Sila ketiga, Persatuan Indonesia, mendorong kita untuk memelihara keutuhan bangsa. Dalam konteks parenting, ini berarti membangun identitas nasional yang kuat pada anak-anak. Kenalkan mereka pada kekayaan budaya Indonesia, sejarah perjuangan bangsa, dan pentingnya gotong royong. Penting untuk mengajarkan bahwa kebencian yang disebar di media sosial seringkali dirancang untuk memecah belah bangsa, merujuk pada taktik “devide et impera” yang kerap digunakan dalam sejarah untuk melemahkan suatu bangsa.
Sila keempat, Kerakyatan yang Dipimpin oleh Hikmat Kebijaksanaan dalam Permusyawaratan/Perwakilan, mengajarkan pentingnya dialog dan pengambilan keputusan berbasis musyawarah. Dalam parenting, ini bisa berarti mengajarkan anak untuk berpikir kritis terhadap informasi yang mereka terima, tidak mudah terprovokasi, dan mampu berargumen dengan sehat. Perkenalkan mereka pada konsep “literasi media” dan “verifikasi informasi” sebagai benteng terhadap hoaks dan propaganda kebencian.
Terakhir, sila kelima, Keadilan Sosial bagi Seluruh Rakyat Indonesia, menyerukan pemerataan dan keadilan. Dalam parenting, ini berarti mengajarkan anak tentang solidaritas sosial, kepedulian terhadap sesama, dan melawan segala bentuk diskriminasi. Melatih anak untuk menjadi “agen perubahan positif” di ranah digital, yang berani menyuarakan kebenaran dan melawan ketidakadilan, adalah investasi terbaik untuk masa depan bangsa.
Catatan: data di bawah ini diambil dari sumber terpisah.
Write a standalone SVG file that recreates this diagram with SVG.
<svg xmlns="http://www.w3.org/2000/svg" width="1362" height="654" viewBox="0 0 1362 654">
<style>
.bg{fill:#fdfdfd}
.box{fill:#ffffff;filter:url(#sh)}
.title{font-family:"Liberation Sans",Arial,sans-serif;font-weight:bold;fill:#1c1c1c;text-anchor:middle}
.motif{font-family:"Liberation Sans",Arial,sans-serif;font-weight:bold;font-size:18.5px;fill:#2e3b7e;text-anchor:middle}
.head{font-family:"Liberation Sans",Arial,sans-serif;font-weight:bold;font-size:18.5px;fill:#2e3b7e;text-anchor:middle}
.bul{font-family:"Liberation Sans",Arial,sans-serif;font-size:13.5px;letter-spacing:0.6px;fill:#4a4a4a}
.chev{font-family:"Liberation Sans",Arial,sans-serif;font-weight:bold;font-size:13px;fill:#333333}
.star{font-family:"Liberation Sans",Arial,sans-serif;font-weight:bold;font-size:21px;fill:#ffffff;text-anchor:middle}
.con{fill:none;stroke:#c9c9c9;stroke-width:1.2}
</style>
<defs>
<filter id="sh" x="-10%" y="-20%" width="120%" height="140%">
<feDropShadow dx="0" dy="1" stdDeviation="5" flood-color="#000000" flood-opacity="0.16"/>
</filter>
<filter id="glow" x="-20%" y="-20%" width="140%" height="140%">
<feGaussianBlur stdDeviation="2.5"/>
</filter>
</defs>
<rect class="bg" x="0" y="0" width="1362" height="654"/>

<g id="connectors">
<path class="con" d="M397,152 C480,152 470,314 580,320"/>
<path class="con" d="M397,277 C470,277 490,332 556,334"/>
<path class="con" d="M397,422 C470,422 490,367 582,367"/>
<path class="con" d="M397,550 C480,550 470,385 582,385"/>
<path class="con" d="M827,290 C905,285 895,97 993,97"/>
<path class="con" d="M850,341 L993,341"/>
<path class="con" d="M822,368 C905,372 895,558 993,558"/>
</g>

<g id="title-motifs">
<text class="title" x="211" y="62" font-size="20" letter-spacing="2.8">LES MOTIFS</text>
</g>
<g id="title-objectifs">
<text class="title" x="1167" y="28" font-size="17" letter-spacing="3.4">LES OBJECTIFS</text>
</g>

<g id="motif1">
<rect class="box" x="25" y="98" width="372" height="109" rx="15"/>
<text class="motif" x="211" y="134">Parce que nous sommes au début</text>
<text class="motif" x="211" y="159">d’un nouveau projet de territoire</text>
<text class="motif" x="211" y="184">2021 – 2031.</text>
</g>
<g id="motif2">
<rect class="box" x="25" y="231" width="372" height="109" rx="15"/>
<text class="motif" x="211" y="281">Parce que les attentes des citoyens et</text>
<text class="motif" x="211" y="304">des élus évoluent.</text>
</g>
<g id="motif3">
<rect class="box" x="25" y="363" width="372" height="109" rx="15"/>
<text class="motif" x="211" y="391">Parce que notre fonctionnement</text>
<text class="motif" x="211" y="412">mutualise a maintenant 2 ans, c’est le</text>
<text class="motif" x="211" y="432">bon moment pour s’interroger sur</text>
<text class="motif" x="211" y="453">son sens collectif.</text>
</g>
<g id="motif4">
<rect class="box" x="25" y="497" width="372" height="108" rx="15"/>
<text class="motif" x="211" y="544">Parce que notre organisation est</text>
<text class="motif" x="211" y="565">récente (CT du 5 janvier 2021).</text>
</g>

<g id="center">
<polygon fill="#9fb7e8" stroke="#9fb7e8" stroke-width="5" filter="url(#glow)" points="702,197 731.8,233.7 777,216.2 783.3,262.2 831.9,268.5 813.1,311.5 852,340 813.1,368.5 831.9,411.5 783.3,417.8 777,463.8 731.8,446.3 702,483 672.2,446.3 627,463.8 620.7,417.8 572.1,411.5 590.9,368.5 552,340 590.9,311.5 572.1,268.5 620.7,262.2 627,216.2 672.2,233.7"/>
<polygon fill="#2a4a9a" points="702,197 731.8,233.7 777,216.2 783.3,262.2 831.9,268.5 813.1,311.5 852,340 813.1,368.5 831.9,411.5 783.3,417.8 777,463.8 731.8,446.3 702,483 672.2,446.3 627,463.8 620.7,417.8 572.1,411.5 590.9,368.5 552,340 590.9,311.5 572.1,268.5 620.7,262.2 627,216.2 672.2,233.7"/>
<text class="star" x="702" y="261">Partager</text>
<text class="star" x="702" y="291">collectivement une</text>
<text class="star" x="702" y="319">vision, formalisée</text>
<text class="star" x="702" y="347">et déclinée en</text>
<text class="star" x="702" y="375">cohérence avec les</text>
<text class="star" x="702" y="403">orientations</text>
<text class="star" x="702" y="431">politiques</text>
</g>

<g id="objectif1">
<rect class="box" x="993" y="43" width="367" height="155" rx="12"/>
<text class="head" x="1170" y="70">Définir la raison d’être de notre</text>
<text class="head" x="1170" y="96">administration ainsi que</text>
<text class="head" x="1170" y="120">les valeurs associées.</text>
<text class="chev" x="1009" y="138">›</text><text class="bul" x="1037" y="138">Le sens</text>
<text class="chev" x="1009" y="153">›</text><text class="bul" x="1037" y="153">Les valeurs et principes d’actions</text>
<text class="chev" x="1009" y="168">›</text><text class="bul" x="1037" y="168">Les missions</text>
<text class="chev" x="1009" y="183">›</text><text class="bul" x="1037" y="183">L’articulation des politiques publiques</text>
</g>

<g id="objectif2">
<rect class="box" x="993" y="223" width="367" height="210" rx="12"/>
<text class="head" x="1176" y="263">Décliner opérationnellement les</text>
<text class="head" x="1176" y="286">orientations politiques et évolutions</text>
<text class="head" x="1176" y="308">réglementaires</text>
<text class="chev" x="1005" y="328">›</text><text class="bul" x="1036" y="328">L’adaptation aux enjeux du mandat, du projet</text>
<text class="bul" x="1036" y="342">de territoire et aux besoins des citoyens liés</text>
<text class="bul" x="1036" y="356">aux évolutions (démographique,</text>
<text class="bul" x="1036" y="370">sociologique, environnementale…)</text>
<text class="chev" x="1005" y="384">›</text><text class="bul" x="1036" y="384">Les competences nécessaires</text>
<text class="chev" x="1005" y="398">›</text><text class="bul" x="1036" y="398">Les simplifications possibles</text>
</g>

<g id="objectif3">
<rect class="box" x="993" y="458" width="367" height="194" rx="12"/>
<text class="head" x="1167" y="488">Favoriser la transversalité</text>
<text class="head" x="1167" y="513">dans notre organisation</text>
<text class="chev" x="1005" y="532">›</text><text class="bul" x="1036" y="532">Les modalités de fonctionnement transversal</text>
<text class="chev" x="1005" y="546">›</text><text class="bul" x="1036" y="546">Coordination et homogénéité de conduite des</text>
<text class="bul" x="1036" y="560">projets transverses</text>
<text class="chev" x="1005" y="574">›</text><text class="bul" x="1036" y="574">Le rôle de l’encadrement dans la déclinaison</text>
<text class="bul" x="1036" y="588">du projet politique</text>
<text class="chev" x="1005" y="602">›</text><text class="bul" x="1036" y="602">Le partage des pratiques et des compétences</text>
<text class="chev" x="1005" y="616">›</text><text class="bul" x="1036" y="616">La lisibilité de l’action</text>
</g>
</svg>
Menerjemahkan Pancasila dalam bahasa parenting bukanlah tugas yang mudah, namun ini adalah investasi krusial untuk menyelamatkan generasi bangsa dari paparan kebencian digital. Ini adalah panggilan untuk kembali ke esensi pendidikan, yakni membentuk karakter dan moral yang kuat. Dengan membekali anak-anak kita dengan nilai-nilai Pancasila yang terinternalisasi, kita tidak hanya membentuk individu yang baik, tetapi juga membentengi masa depan bangsa dari ancaman perpecahan. Bukankah demikian hakikat sebuah peradaban yang beradab?